I have to say, the NY times article makes me feel silly about liking fancypants beer so much because apparently the American style of brewing involves making our beers, like, TOTALLY XTREME. Although perhaps I can take comfort in the fact, that my love of beer does not extend to actually knowing much about it. I drink what my local expert puts in front of me and then either I like it or I don't.

Still, I think it says something about me that I am more interested in knowing more about the rising cost of hops than I am in knowing about the subprime mortgage crisis.

Thursday, December 27, 2007

Three things I like Thursday

My jaw has been hurting lately, bringing the first stanza of this poem to mind:

But now that I am used to pain,
Its knuckles in my mouth the same
Today as yesterday, the cause
As clear-obscure as who's to blame,

A fascination with the flaws
Sets in - the plundered heart, the pause
Between those earnest, oversold
Liberties that took like laws.

What should have been I never told,
Afraid of outbursts, you withhold.
Why are desires something to share?
I'm shivering though it isn't cold.

Beneath your window, I stand and stare.
The planets turn.

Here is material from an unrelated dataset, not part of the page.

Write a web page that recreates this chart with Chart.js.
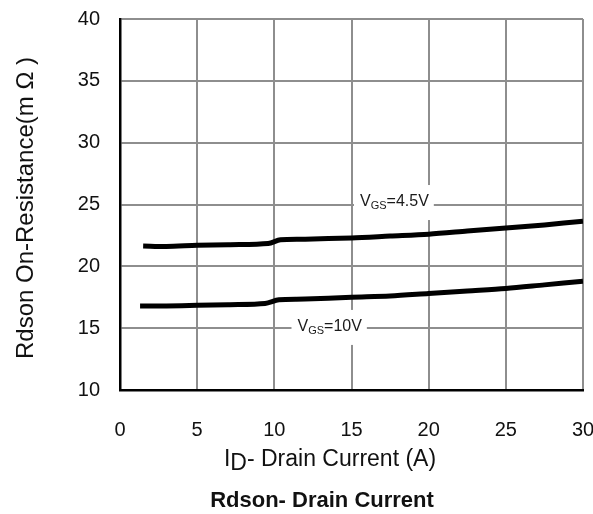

The trees are bare.
I'll toss a pebble at the pane,
But softly, knowing you are not there.
- J.D. McClatchy, Pibroch


I also really like this song and the stories on this website.

Monday, November 12, 2007

Love has to take us unawares
for none of us would pay love's price if we knew it.
For who will pay to be destroyed?
The destruction is so certain,
so evident.

Much harder to chart,
less evident,
is love's second life,
a tern's egg,
revealed and hidden in a nest of stones
on a stony shore.

What seems a stone
is no stone.
This vulnerable pulse
which could be held in the palm of a hand
may survive
to voyage the world's warm and frozen oceans,
its tapered wings,
the beat of its small heart,
a span between arctic poles.

- Moya Cannon, Arctic Tern (From: The Wake Forest Book of Irish Women's Poetry 1967-2000)

Tuesday, November 6, 2007

Two things I like Tuesday

Out in this desert we are testing bombs,

that's why we came here.

Sometimes I feel an underground river
forcing it's way between deformed cliffs
an acute angle of understanding
moving itself like a locus of the sun
into this condemned scenery.

What we've had to give up to get here---
whole LP collections, films we starred in
playing in the neighborhoods, bakery windows
full of dry, chocolate-filled Jewish cookies,
the language of love-letters, of suicide notes,
afternoons on the riverbank
pretending to be children

Coming out to this desert
we meant to change the face of
driving among dull green succulents
walking at noon in the ghost town
surrounded by a silence

that sounds like the silence of the place
except that it came with us
and is familiar
and everything we were saying until now
was an effort to blot it out---
coming out here we are up against it

Out here I feel more helpless
with you than without you
You mention the danger
and list the equipment
we talk of people caring for each other
in emergencies---laceration, thirst---
but you look at me like an emergency

Your dry heat feels like power
your eyes are stars of a different magnitude
they reflect lights that spell out: EXIT
when you get up and pace the floor

talking of the danger
as if it were not ourselves
as if we were testing anything else.

- Adrienne Rich, Trying to Talk with a Man

And this song, by Loudon Wainwright.